For he came with baggage. Here was someone who had been dodging media even before his high-profile engagement and equally high-profile breakup with Gwyneth Paltrow. I remember first meeting the scruffy Pitt at a Beverly Hills party back when he was dating Juliette Lewis. The poor guy went so out of his way to avoid having to engage with strangers that I thought he might actually fall through the wall against which he was leaning so closely. 

As comfortably regal as Paltrow is in the spotlight, or anywhere for that matter, Pitt always looks like he wants to crawl under the covers. (Aniston, too, usually prefers to stay home).

But now the twosome seems to be coming out of the proverbial closet.
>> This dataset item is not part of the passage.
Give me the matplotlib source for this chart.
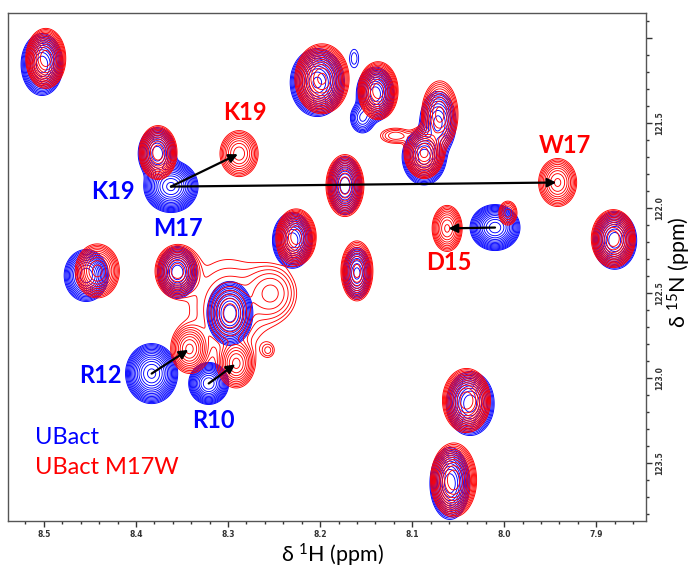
import numpy as np
import matplotlib
matplotlib.use("Agg")
import matplotlib.pyplot as plt
from matplotlib.ticker import MultipleLocator, FixedLocator

# ---------------------------------------------------------------------------
# Peak lists (1H ppm, 15N ppm, relative height, Gaussian widths in ppm)
# ---------------------------------------------------------------------------
ubact_h = [8.502, 8.377, 8.362, 8.173, 8.203, 8.140, 8.154, 8.163, 8.087, 8.072,
           8.010, 7.880, 8.230, 8.160, 8.454, 8.355, 8.298, 8.383, 8.321, 8.037, 8.059]
ubact_n = [121.156, 121.680, 121.874, 121.868, 121.262, 121.330, 121.470, 121.120,
           121.700, 121.500, 122.115, 122.190, 122.190, 122.385, 122.397, 122.379,
           122.620, 122.974, 123.032, 123.150, 123.620]
ubact_amp = [40, 30, 60, 30, 60, 40, 8, 1.6, 40, 15, 50, 40, 40, 20, 30, 30, 40, 60, 40, 40, 40]
ubact_wh = [0.0084, 0.0079, 0.0103, 0.0071, 0.0103, 0.0076, 0.0064, 0.0050, 0.0088, 0.0085,
            0.0097, 0.0088, 0.0080, 0.0062, 0.0092, 0.0083, 0.0092, 0.0099, 0.0080, 0.0096, 0.0080]
ubact_wn = [0.0671, 0.0586, 0.0534, 0.0654, 0.0699, 0.0585, 0.0433, 0.0550, 0.0606, 0.0800,
            0.0484, 0.0628, 0.0606, 0.0625, 0.0586, 0.0586, 0.0693, 0.0617, 0.0455, 0.0693, 0.0780]

m17w_h = [8.498, 8.376, 8.288, 7.942, 8.173, 8.198, 8.137, 8.087, 8.070, 8.118,
          8.062, 7.996, 7.8815, 8.226, 8.160, 8.442, 8.355, 8.298, 8.342, 8.291,
          8.252, 8.300, 8.2565, 8.041, 8.055]
m17w_n = [121.120, 121.674, 121.680, 121.850, 121.868, 121.240, 121.310, 121.674, 121.450,
          121.575, 122.120, 122.030, 122.180, 122.170, 122.370, 122.370, 122.370, 122.620,
          122.830, 122.915, 122.500, 122.580, 122.838, 123.132, 123.600]
m17w_amp = [40, 30, 12, 14, 30, 60, 40, 35, 15, 3, 14, 5, 40, 40, 20, 20, 30, 10,
            14, 14, 4, 2.2, 1.6, 40, 40]
m17w_wh = [0.0080, 0.0079, 0.0093, 0.0090, 0.0079, 0.0103, 0.0080, 0.0082, 0.0085, 0.0110,
           0.0071, 0.0055, 0.0088, 0.0080, 0.0071, 0.0098, 0.0092, 0.0101, 0.0085, 0.0082,
           0.0150, 0.0330, 0.0050, 0.0096, 0.0092]
m17w_wn = [0.0650, 0.0609, 0.0607, 0.0615, 0.0699, 0.0719, 0.0628, 0.0574, 0.0850, 0.0300,
           0.0589, 0.0393, 0.0628, 0.0606, 0.0721, 0.0649, 0.0586, 0.0768, 0.0600, 0.0600,
           0.0900, 0.2200, 0.0300, 0.0693, 0.0801]

# Chemical shift changes: (UBact peak index, M17W peak index)
shift_pairs = [(2, 2), (2, 3), (10, 10), (17, 18), (18, 19)]

x_ticks = [8.5, 8.4, 8.3, 8.2, 8.1, 8.0, 7.9]
y_ticks = [121.0, 121.5, 122.0, 122.5, 123.0, 123.5]
y_tick_labels = ["", "121.5", "122.0", "122.5", "123.0", "123.5"]

BLUE = "#0000ff"
RED = "#ff0000"

plt.rcParams["mathtext.fontset"] = "custom"
plt.rcParams["mathtext.rm"] = "Lato"
plt.rcParams["mathtext.default"] = "rm"


def spectrum(H, N, ph, pn, amp, wh, wn):
    z = np.zeros_like(H)
    for h0, n0, a, sh, sn in zip(ph, pn, amp, wh, wn):
        z += a * np.exp(-0.5 * (((H - h0) / sh) ** 2 + ((N - n0) / sn) ** 2))
    return z


W, Hh = 694, 569
fig = plt.figure(figsize=(W / 100, Hh / 100), dpi=100)
ax = fig.add_axes([8 / W, 1 - 521 / Hh, 638 / W, 508 / Hh])

xlim = (8.539, 7.846)
ylim = (123.841, 120.853)

hg = np.linspace(7.84, 8.545, 900)
ng = np.linspace(120.85, 123.85, 800)
HH, NN = np.meshgrid(hg, ng)
zb = spectrum(HH, NN, ubact_h, ubact_n, ubact_amp, ubact_wh, ubact_wn)
zr = spectrum(HH, NN, m17w_h, m17w_n, m17w_amp, m17w_wh, m17w_wn)

levels = 1.0 * 1.33 ** np.arange(16)
ax.contour(HH, NN, zb, levels=levels, colors=BLUE, linewidths=0.65)
ax.contour(HH, NN, zr, levels=levels, colors=RED, linewidths=0.65)

# arrows from the UBact peak to the corresponding M17W peak
for bi, ri in shift_pairs:
    ax.annotate("", xy=(m17w_h[ri], m17w_n[ri]), xytext=(ubact_h[bi], ubact_n[bi]),
                arrowprops=dict(arrowstyle="-|>", color="black", lw=1.6,
                                mutation_scale=13, shrinkA=0, shrinkB=1))

# residue labels
labels = [
    ("K19", RED, 8.2815, 121.438),
    ("K19", BLUE, 8.425, 121.900),
    ("M17", BLUE, 8.354, 122.12),
    ("W17", RED, 7.934, 121.632),
    ("D15", RED, 8.060, 122.320),
    ("R12", BLUE, 8.439, 122.985),
    ("R10", BLUE, 8.316, 123.25),
]
for txt, col, x, y in labels:
    ax.text(x, y, txt, color=col, fontsize=17, fontweight="bold", family="Lato",
            ha="center", va="center")

ax.text(0.042, 0.165, "UBact", color=BLUE, fontsize=17, family="Lato",
        transform=ax.transAxes, ha="left", va="center")
ax.text(0.042, 0.106, "UBact M17W", color=RED, fontsize=17, family="Lato",
        transform=ax.transAxes, ha="left", va="center")

ax.set_xlim(*xlim)
ax.set_ylim(*ylim)

ax.xaxis.set_major_locator(FixedLocator(x_ticks))
ax.xaxis.set_minor_locator(MultipleLocator(0.02))
ax.set_xticklabels([f"{v:.1f}" for v in x_ticks])
ax.yaxis.set_major_locator(FixedLocator(y_ticks))
ax.yaxis.set_minor_locator(MultipleLocator(0.1))
ax.set_yticklabels(y_tick_labels)

ax.yaxis.tick_right()
ax.tick_params(axis="x", which="both", bottom=True, top=False, direction="out",
               colors="#333333", labelsize=5.5, pad=2)
ax.tick_params(axis="y", which="both", right=True, left=False, direction="out",
               colors="#333333", labelsize=5.5, pad=2)
ax.tick_params(which="major", length=4.5, width=1.0)
ax.tick_params(which="minor", length=2.5, width=1.0)
for lab in ax.get_yticklabels():
    lab.set_rotation(90)
    lab.set_va("center")
for lab in ax.get_xticklabels() + ax.get_yticklabels():
    lab.set_fontweight("bold")

for sp in ax.spines.values():
    sp.set_color("#555555")
    sp.set_linewidth(1.0)

# axis titles
fig.text(333 / W, 1 - 555 / Hh, "δ $^{1}$H (ppm)", fontsize=15.5, family="Lato",
         ha="center", va="center")
fig.text(679 / W, 1 - 272 / Hh, "δ $^{15}$N (ppm)", fontsize=15.5, family="Lato",
         ha="center", va="center", rotation=90)

fig.savefig("out.png", dpi=100)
By February, all pretense that they were not a couple had vanished when Pitt hosted his girlfriend's 30th birthday party at one of L.A.'s trendy restaurants, Barfly. The two displayed such moxie that they (gasp) even showed up together! 

Around this time, Aniston allowed a reporter into her house in the Hollywood Hills and didn't bother to remove the photo of Pitt from her coffee table, or another on display in her office. The couple has reportedly been house-hunting together, and rumor now has it that after months of searching for a joint project, they've agreed to costar in a comedy, Waking Up in Reno, about two couples who travel cross-country from Arkansas to Nevada for a monster truck rally. 

Unlike some of her Friends costars, Aniston has been able to make the leap to the big screen successfully with mid- budget comedies like She's the One, Picture Perfect, and The Object of My Affection. She also recently lent her voice to the animated film The Iron Giant, which opens this month. But she's hardly the type to pull a David Caruso and ditch the television series that brought her her fame. "I have had this extraordinary opportunity to be on a show that allows me access to these films," she has said. "Before Friends, it wouldn't have happened. I would barely have been able to get into a room to meet anybody." 

As the show enters its sixth season, its stars--now reportedly paid $120,000 per episode--are quite happy to stay put, thank you, and have all agreed to stay with the show as long as everyone else does. And though it suffered a case of backlash a few seasons ago, Friends now shows no signs of slowing down. The writing - which had languished during the Ross-Rachel romantic saga - is as sharp and funny as ever. And last season, the show ranked higher in the top ten than in the previous season. 

The only nagging problem with Aniston's character, Rachel, sources tell me, is finding her a new relationship. It is a task made all the more difficult because viewers know who she's shacking up with in real life. You want to find her a TV guy under those circumstances? Well, go for it, goes the conventional wisdom. Just make sure the poor sap is blown up by the third commercial. At the end of the day, we all know she is taken.

And it shows. After months of denials, it seems she's having trouble keeping the good news to herself. Before leaving for Spain, she stopped in a health food store, where she ran into another well-know actress. "I've never been happier," she admitted.

Just let us know when to call the caterers.